SHORT PROBLEM: Transcribe all of the material exactly. Any picture in it should be left out.

DATASET CONTENT:
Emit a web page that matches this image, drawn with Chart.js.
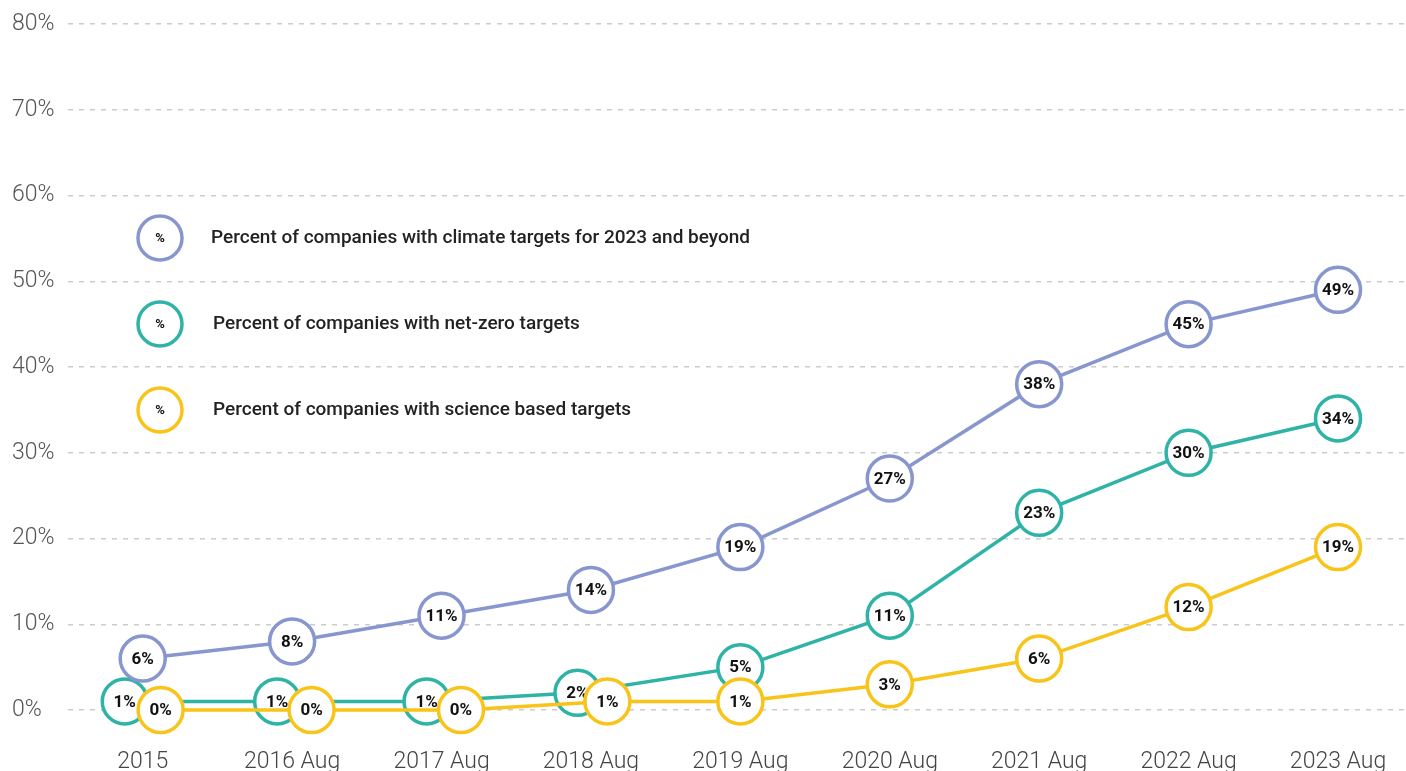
<!DOCTYPE html>
<html>
<head>
<meta charset="utf-8">
<script src="https://cdn.jsdelivr.net/npm/chart.js@4/dist/chart.umd.min.js"></script>
<style>
  html, body { margin: 0; padding: 0; background: #fff; overflow: hidden; }
</style>
</head>
<body>
<canvas id="grafikTarget" width="1406" height="790"></canvas>
<script>
const years = ['2015', '2016 Aug', '2017 Aug', '2018 Aug', '2019 Aug', '2020 Aug', '2021 Aug', '2022 Aug', '2023 Aug'];

const climateTargets = [6, 8, 11, 14, 19, 27, 38, 45, 49];
const netZeroTargets = [1, 1, 1, 2, 5, 11, 23, 30, 34];
const scienceTargets = [0, 0, 0, 1, 1, 3, 6, 12, 19];

const seriesNames = [
    'Percent of companies with climate targets for 2023 and beyond',
    'Percent of companies with net-zero targets',
    'Percent of companies with science based targets'
];

// side shift so overlapping circles don't hide each other
const shiftNetZero = [-0.12, -0.1, -0.1, -0.09, 0, 0, 0, 0, 0];
const shiftScience = [0.12, 0.13, 0.13, 0.11, 0, 0, 0, 0, 0];

const colBlue = '#8796CE';
const colGreen = '#2EB3A6';
const colYellow = '#F9C41A';

function toPoints(values, shift) {
    return values.map((v, i) => ({ x: i + (shift ? shift[i] : 0), y: v }));
}

function makeSeries(label, values, shift, color, order) {
    return {
        label: label,
        data: toPoints(values, shift),
        borderColor: color,
        borderWidth: 3.5,
        pointRadius: 22.5,
        pointHoverRadius: 22.5,
        pointBorderWidth: 3.5,
        pointHoverBorderWidth: 3.5,
        pointBackgroundColor: '#fff',
        pointBorderColor: color,
        tension: 0,
        clip: false,
        order: order
    };
}

// number inside each circle, drawn right after its own dataset
const pointLabels = {
    id: 'pointLabels',
    afterDatasetDraw(chart, args) {
        const ctx = chart.ctx;
        const ds = chart.data.datasets[args.index];
        ctx.save();
        ctx.font = 'bold 17px Roboto';
        ctx.fillStyle = '#111';
        ctx.textAlign = 'center';
        ctx.textBaseline = 'middle';
        args.meta.data.forEach((pt, i) => {
            ctx.fillText(ds.data[i].y + '%', pt.x, pt.y + 1);
        });
        ctx.restore();
    }
};

// legend with round markers at the top left of the plot
const circleLegend = {
    id: 'circleLegend',
    afterDraw(chart) {
        const ctx = chart.ctx;
        ctx.save();
        chart.data.datasets.forEach((ds, i) => {
            const y = 238 + i * 86;
            ctx.beginPath();
            ctx.arc(160, y, 22, 0, Math.PI * 2);
            ctx.fillStyle = '#fff';
            ctx.fill();
            ctx.lineWidth = 3.5;
            ctx.strokeStyle = ds.borderColor;
            ctx.stroke();

            ctx.fillStyle = '#111';
            ctx.font = 'bold 13px Roboto';
            ctx.textAlign = 'center';
            ctx.textBaseline = 'middle';
            ctx.fillText('%', 160, y + 1);

            ctx.fillStyle = '#222';
            ctx.font = '500 19px Roboto';
            ctx.textAlign = 'left';
            ctx.fillText(ds.label, i === 0 ? 211 : 213, y);
        });
        ctx.restore();
    }
};

const ctx = document.getElementById('grafikTarget').getContext('2d');

const grafik = new Chart(ctx, {
    type: 'line',
    data: {
        datasets: [
            makeSeries(seriesNames[0], climateTargets, null, colBlue, 1),
            makeSeries(seriesNames[1], netZeroTargets, shiftNetZero, colGreen, 2),
            makeSeries(seriesNames[2], scienceTargets, shiftScience, colYellow, 0)
        ]
    },
    options: {
        responsive: false,
        animation: false,
        layout: { autoPadding: false, padding: { left: 12, top: 24, right: 0, bottom: 0 } },
        plugins: {
            legend: { display: false },
            tooltip: { enabled: false }
        },
        scales: {
            x: {
                type: 'linear',
                min: -0.5,
                max: 8.455,
                afterBuildTicks: (scale) => {
                    scale.ticks = years.map((_, i) => ({ value: i }));
                },
                afterFit: (scale) => {
                    scale.height = 80;
                    scale.paddingLeft = 0;
                    scale.paddingRight = 0;
                },
                grid: { display: false, drawTicks: false },
                border: { display: false },
                ticks: {
                    autoSkip: false,
                    maxRotation: 0,
                    padding: 38,
                    color: '#444',
                    font: { family: 'Roboto', size: 23, weight: '300' },
                    callback: (v) => years[v]
                }
            },
            y: {
                min: 0,
                max: 80,
                afterFit: (scale) => {
                    scale.width = 56;
                    scale.paddingTop = 0;
                    scale.paddingBottom = 0;
                },
                grid: { color: '#cccccc', lineWidth: 1.5, drawTicks: false },
                border: { display: false, dash: [5, 6] },
                ticks: {
                    stepSize: 10,
                    crossAlign: 'far',
                    color: '#555',
                    font: { family: 'Roboto', size: 23, weight: '300' },
                    callback: (v) => v + '%'
                }
            }
        }
    },
    plugins: [pointLabels, circleLegend]
});
</script>
</body>
</html>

TASK SOLUTION:
Emit a web page that matches this image, drawn with Chart.js.
<!DOCTYPE html>
<html>
<head>
<meta charset="utf-8">
<script src="https://cdn.jsdelivr.net/npm/chart.js@4/dist/chart.umd.min.js"></script>
<style>
  html, body { margin: 0; padding: 0; background: #fff; overflow: hidden; }
</style>
</head>
<body>
<canvas id="grafikTarget" width="1406" height="790"></canvas>
<script>
const years = ['2015', '2016 Aug', '2017 Aug', '2018 Aug', '2019 Aug', '2020 Aug', '2021 Aug', '2022 Aug', '2023 Aug'];

const climateTargets = [6, 8, 11, 14, 19, 27, 38, 45, 49];
const netZeroTargets = [1, 1, 1, 2, 5, 11, 23, 30, 34];
const scienceTargets = [0, 0, 0, 1, 1, 3, 6, 12, 19];

const seriesNames = [
    'Percent of companies with climate targets for 2023 and beyond',
    'Percent of companies with net-zero targets',
    'Percent of companies with science based targets'
];

// side shift so overlapping circles don't hide each other
const shiftNetZero = [-0.12, -0.1, -0.1, -0.09, 0, 0, 0, 0, 0];
const shiftScience = [0.12, 0.13, 0.13, 0.11, 0, 0, 0, 0, 0];

const colBlue = '#8796CE';
const colGreen = '#2EB3A6';
const colYellow = '#F9C41A';

function toPoints(values, shift) {
    return values.map((v, i) => ({ x: i + (shift ? shift[i] : 0), y: v }));
}

function makeSeries(label, values, shift, color, order) {
    return {
        label: label,
        data: toPoints(values, shift),
        borderColor: color,
        borderWidth: 3.5,
        pointRadius: 22.5,
        pointHoverRadius: 22.5,
        pointBorderWidth: 3.5,
        pointHoverBorderWidth: 3.5,
        pointBackgroundColor: '#fff',
        pointBorderColor: color,
        tension: 0,
        clip: false,
        order: order
    };
}

// number inside each circle, drawn right after its own dataset
const pointLabels = {
    id: 'pointLabels',
    afterDatasetDraw(chart, args) {
        const ctx = chart.ctx;
        const ds = chart.data.datasets[args.index];
        ctx.save();
        ctx.font = 'bold 17px Roboto';
        ctx.fillStyle = '#111';
        ctx.textAlign = 'center';
        ctx.textBaseline = 'middle';
        args.meta.data.forEach((pt, i) => {
            ctx.fillText(ds.data[i].y + '%', pt.x, pt.y + 1);
        });
        ctx.restore();
    }
};

// legend with round markers at the top left of the plot
const circleLegend = {
    id: 'circleLegend',
    afterDraw(chart) {
        const ctx = chart.ctx;
        ctx.save();
        chart.data.datasets.forEach((ds, i) => {
            const y = 238 + i * 86;
            ctx.beginPath();
            ctx.arc(160, y, 22, 0, Math.PI * 2);
            ctx.fillStyle = '#fff';
            ctx.fill();
            ctx.lineWidth = 3.5;
            ctx.strokeStyle = ds.borderColor;
            ctx.stroke();

            ctx.fillStyle = '#111';
            ctx.font = 'bold 13px Roboto';
            ctx.textAlign = 'center';
            ctx.textBaseline = 'middle';
            ctx.fillText('%', 160, y + 1);

            ctx.fillStyle = '#222';
            ctx.font = '500 19px Roboto';
            ctx.textAlign = 'left';
            ctx.fillText(ds.label, i === 0 ? 211 : 213, y);
        });
        ctx.restore();
    }
};

const ctx = document.getElementById('grafikTarget').getContext('2d');

const grafik = new Chart(ctx, {
    type: 'line',
    data: {
        datasets: [
            makeSeries(seriesNames[0], climateTargets, null, colBlue, 1),
            makeSeries(seriesNames[1], netZeroTargets, shiftNetZero, colGreen, 2),
            makeSeries(seriesNames[2], scienceTargets, shiftScience, colYellow, 0)
        ]
    },
    options: {
        responsive: false,
        animation: false,
        layout: { autoPadding: false, padding: { left: 12, top: 24, right: 0, bottom: 0 } },
        plugins: {
            legend: { display: false },
            tooltip: { enabled: false }
        },
        scales: {
            x: {
                type: 'linear',
                min: -0.5,
                max: 8.455,
                afterBuildTicks: (scale) => {
                    scale.ticks = years.map((_, i) => ({ value: i }));
                },
                afterFit: (scale) => {
                    scale.height = 80;
                    scale.paddingLeft = 0;
                    scale.paddingRight = 0;
                },
                grid: { display: false, drawTicks: false },
                border: { display: false },
                ticks: {
                    autoSkip: false,
                    maxRotation: 0,
                    padding: 38,
                    color: '#444',
                    font: { family: 'Roboto', size: 23, weight: '300' },
                    callback: (v) => years[v]
                }
            },
            y: {
                min: 0,
                max: 80,
                afterFit: (scale) => {
                    scale.width = 56;
                    scale.paddingTop = 0;
                    scale.paddingBottom = 0;
                },
                grid: { color: '#cccccc', lineWidth: 1.5, drawTicks: false },
                border: { display: false, dash: [5, 6] },
                ticks: {
                    stepSize: 10,
                    crossAlign: 'far',
                    color: '#555',
                    font: { family: 'Roboto', size: 23, weight: '300' },
                    callback: (v) => v + '%'
                }
            }
        }
    },
    plugins: [pointLabels, circleLegend]
});
</script>
</body>
</html>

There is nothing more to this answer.